Not that I think this is likely to happen. The budget is passed. The transit issue is now in the province’s court. The most contentious thing I can see Toronto city council dealing with over the next six months is the labour contract for Toronto’s inside workers, and that may well peel a number of centre-right councillors back into Ford’s camp. Everything else is just playgrounds and speed bumps. There is no opportunity to punish Stintz unless Ford tries to do so directly and obviously, and council has already stood up to that, and would be obliged to stand up again, in order to preserve the moral victory they won here, today.
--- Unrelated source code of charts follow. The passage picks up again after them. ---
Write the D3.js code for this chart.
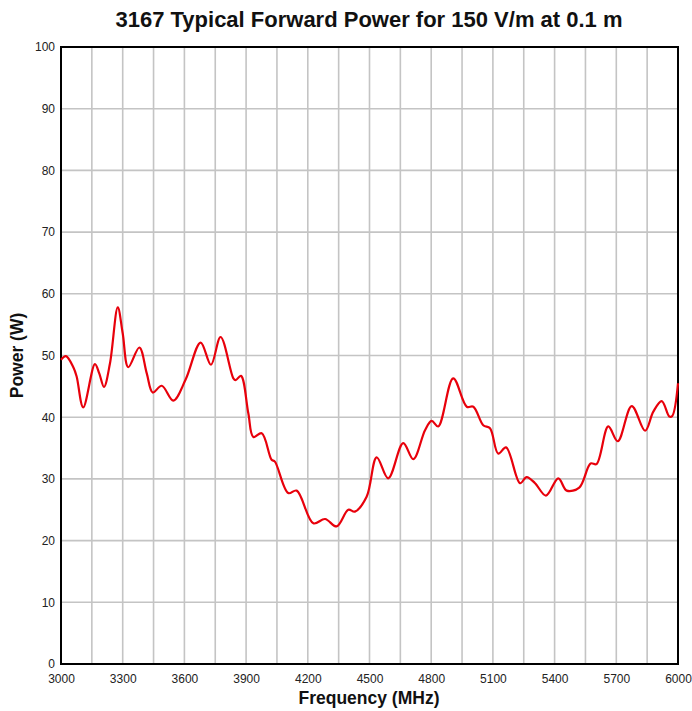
<!DOCTYPE html>
<html>
<head>
<meta charset="utf-8">
<script src="https://cdn.jsdelivr.net/npm/d3@7"></script>
<style>
  html, body { margin: 0; padding: 0; background: #fff; }
  svg { display: block; font-family: "Liberation Sans", Arial, sans-serif; }
</style>
</head>
<body>
<svg id="chart" width="692" height="711"></svg>
<script>
const title = "3167 Typical Forward Power for 150 V/m at 0.1 m";
const xLabel = "Frequency (MHz)";
const yLabel = "Power (W)";
const xTicks = [3000, 3300, 3600, 3900, 4200, 4500, 4800, 5100, 5400, 5700, 6000];
const yTicks = [0, 10, 20, 30, 40, 50, 60, 70, 80, 90, 100];
const frequency = [3000, 3024, 3060, 3076, 3108, 3165, 3186, 3209, 3238, 3276, 3300, 3327, 3381, 3417, 3446, 3490, 3546, 3606, 3679, 3729, 3776, 3838, 3849, 3875, 3911, 3935, 3976, 4024, 4040, 4105, 4146, 4227, 4284, 4340, 4397, 4429, 4486, 4535, 4591, 4664, 4713, 4770, 4802, 4834, 4907, 4973, 5005, 5053, 5086, 5126, 5164, 5232, 5264, 5305, 5358, 5418, 5459, 5520, 5575, 5604, 5661, 5707, 5775, 5840, 5880, 5921, 5958, 5972, 6000];
const power = [49.3, 49.9, 48.1, 46.6, 41.6, 48.6, 47.1, 44.9, 48.7, 57.8, 53.6, 48.1, 51.3, 47.1, 44.0, 45.1, 42.7, 46.1, 52.1, 48.5, 53.0, 46.3, 46.0, 46.7, 40.6, 36.8, 37.4, 33.1, 32.8, 27.7, 28.1, 22.8, 23.5, 22.3, 25.0, 24.7, 27.1, 33.5, 30.1, 35.8, 33.2, 37.9, 39.4, 38.5, 46.3, 41.7, 41.7, 38.7, 38.2, 34.1, 35.1, 29.3, 30.3, 29.3, 27.3, 30.1, 28.1, 28.6, 32.5, 32.4, 38.5, 36.1, 41.8, 37.8, 40.9, 42.6, 40.1, 40.2, 45.5];

(function () {
const svg = d3.select("#chart");
const mL = 61, mR = 678, mT = 47, mB = 664;

const x = d3.scaleLinear().domain([3000, 6000]).range([mL, mR]);
const y = d3.scaleLinear().domain([0, 100]).range([mB, mT]);

// grid
const xGrid = d3.range(3000, 6001, 150);
svg.append("g").selectAll("line").data(xGrid).join("line")
  .attr("x1", d => x(d)).attr("x2", d => x(d))
  .attr("y1", mT).attr("y2", mB)
  .attr("stroke", "#c4c4c4").attr("stroke-width", 1.6);
svg.append("g").selectAll("line").data(yTicks).join("line")
  .attr("x1", mL).attr("x2", mR)
  .attr("y1", d => y(d)).attr("y2", d => y(d))
  .attr("stroke", "#c4c4c4").attr("stroke-width", 1.6);

// frame
svg.append("rect").attr("x", mL).attr("y", mT)
  .attr("width", mR - mL).attr("height", mB - mT)
  .attr("fill", "none").attr("stroke", "#000").attr("stroke-width", 2);

// axes
const xAxis = svg.append("g").attr("transform", `translate(0,${mB})`)
  .call(d3.axisBottom(x).tickValues(xTicks).tickSize(0).tickPadding(10).tickFormat(d3.format("d")));
xAxis.select(".domain").remove();
xAxis.selectAll("text").attr("font-size", 12).attr("fill", "#222").attr("font-family", "Liberation Sans, Arial, sans-serif");

const yAxis = svg.append("g").attr("transform", `translate(${mL},0)`)
  .call(d3.axisLeft(y).tickValues(yTicks).tickSize(0).tickPadding(6).tickFormat(d3.format("d")));
yAxis.select(".domain").remove();
yAxis.selectAll("text").attr("font-size", 12).attr("fill", "#222").attr("font-family", "Liberation Sans, Arial, sans-serif");

// line
const pts = frequency.map((f, i) => [f, power[i]]);
const line = d3.line().x(d => x(d[0])).y(d => y(d[1])).curve(d3.curveCatmullRom.alpha(0.5));
svg.append("path").datum(pts).attr("d", line)
  .attr("fill", "none").attr("stroke", "#e8000b").attr("stroke-width", 2.2)
  .attr("stroke-linejoin", "round");

// titles
svg.append("text").attr("x", 369).attr("y", 27).attr("text-anchor", "middle")
  .attr("font-size", 22).attr("font-weight", "bold").attr("fill", "#111").text(title);
svg.append("text").attr("x", 369).attr("y", 704).attr("text-anchor", "middle")
  .attr("font-size", 17.5).attr("font-weight", "bold").attr("fill", "#111").text(xLabel);
svg.append("text").attr("transform", `translate(23,${(mT + mB) / 2}) rotate(-90)`)
  .attr("text-anchor", "middle")
  .attr("font-size", 17.5).attr("font-weight", "bold").attr("fill", "#111").text(yLabel);
})();
</script>
</body>
</html>
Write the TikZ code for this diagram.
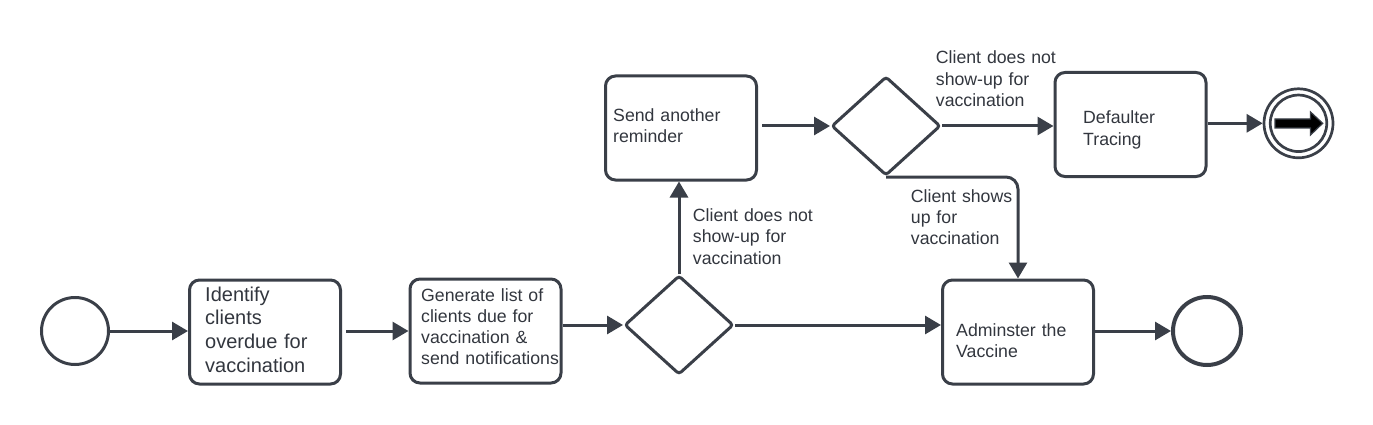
\documentclass[tikz,border=0pt]{standalone}
\usepackage{fontspec}
\setmainfont{Liberation Sans}
\usetikzlibrary{arrows.meta,shapes.geometric}
\definecolor{ink}{RGB}{58,63,72}
\definecolor{txt}{RGB}{50,54,62}
\begin{document}
\begin{tikzpicture}[x=1pt,y=-1pt,
  task/.style={draw=ink,line width=3pt,rounded corners=10pt,minimum width=151pt,minimum height=104pt,inner sep=0pt},
  gate/.style={draw=ink,line width=3pt,diamond,rounded corners=3pt,minimum width=109pt,minimum height=99pt,inner sep=0pt},
  event/.style={draw=ink,circle,inner sep=0pt},
  lbl/.style={anchor=base west,text width=160pt,align=left,inner sep=0pt,text=txt,font=\fontsize{17.7}{21.2}\selectfont},
  biglbl/.style={lbl,font=\fontsize{20}{23.9}\selectfont},
  flow/.style={draw=ink,line width=3pt,-{Triangle[length=16pt,width=18pt]}}]
\useasboundingbox (0,0) rectangle (1373,425);
% events
\node[event,line width=3pt,minimum size=67pt] (s) at (75,331) {};
\node[event,line width=4pt,minimum size=68pt] (e1) at (1207,331) {};
\node[event,line width=2.7pt,minimum size=69pt] (e2) at (1298.5,123.3) {};
\node[event,line width=2.7pt,minimum size=56.5pt] (e2i) at (1298.5,123.3) {};
\fill[black,draw=ink,line width=1.2pt] (1275,119) -- (1310.5,119) -- (1310.5,112) -- (1322.7,123.3) -- (1310.5,135) -- (1310.5,128) -- (1275,128) -- cycle;
% tasks
\node[task] (b1) at (265,332) {};
\node[task] (b2) at (485.5,331) {};
\node[task] (send) at (681,128) {};
\node[task] (def) at (1130.5,124.5) {};
\node[task] (ad) at (1018,332) {};
% gateways
\node[gate] (d1) at (679,325) {};
\node[gate] (d2) at (886,126) {};
% texts
\node[biglbl] (t1) at (205,301) {Identify\\clients\\overdue for\\vaccination};
\node[lbl] (t2) at (421,301) {Generate list of\\clients due for\\vaccination \&\\send notifications};
\node[lbl] (t3) at (613,121.7) {Send another\\reminder};
\node[lbl] (t4) at (1083,124) {Defaulter\\Tracing};
\node[lbl] (t5) at (956,336) {Adminster the\\Vaccine};
\node[lbl] (l1) at (692.7,221.7) {Client does not\\show-up for\\vaccination};
\node[lbl] (l2) at (935.7,64) {Client does not\\show-up for\\vaccination};
\node[lbl] (l3) at (910.7,202.3) {Client shows\\up for\\vaccination};
% flows
\draw[flow] (s.east) -- (s.east -| b1.west);
\draw[flow,shorten <=4pt] (b1.east |- b2.west) -- (b2.west);
\draw[flow] (b2.east |- d1.west) -- (d1.west);
\draw[flow] (d1.north) -- (d1.north |- send.south);
\draw[flow] (d1.east) -- (d1.east -| ad.west);
\draw[flow,shorten <=4pt] (send.east |- d2.west) -- (d2.west);
\draw[flow] (d2.east) -- (d2.east -| def.west);
\draw[flow,rounded corners=12pt] (d2.south) -- (d2.south -| ad.north) -- (ad.north);
\draw[flow] (def.east |- e2.west) -- (e2.west);
\draw[flow] (ad.east |- e1.west) -- (e1.west);
\end{tikzpicture}
\end{document}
And will those who consistently stand against Ford treat Stintz as “damaged goods”? I don’t think so. Because, whether she is the TTC Chair or not, she is ultimately just a councillor, just like them, with the same powers and responsibilities that they themselves have. Again, there is no formal governing party and opposition at Toronto city council, just 44 separate individual political parties from which a coalition must be gathered, again and again and again. There is little precedent for, nor easy means for enforcing a hardline partisan discipline at Toronto city council, the way it exists at Queen’s Park or on Parliament Hill. Stintz’ successful motion isn’t the first time that Ford has failed to win his agenda. It won’t be the last, either. And as long as Ford fails to recognize this reality and change his approach to council, his base of loyal councillors will get smaller and smaller, until Ford Nation becomes Ford Island.

And speaking as someone who values the contributions of our local members of parliament and our local members of provincial parliament, and who has detested the trend over the past five decades to diminish their responsibilities from representatives of their local ridings to trained seals responding only to their party leader’s call, this is a good thing. Toronto is not a homogenous entity. Local representation is important. There will always be a diversity of opinion at city council and a need to navigate the treacherous waters of debate and compromise. And that, in my opinion, is a very good thing that we need more of.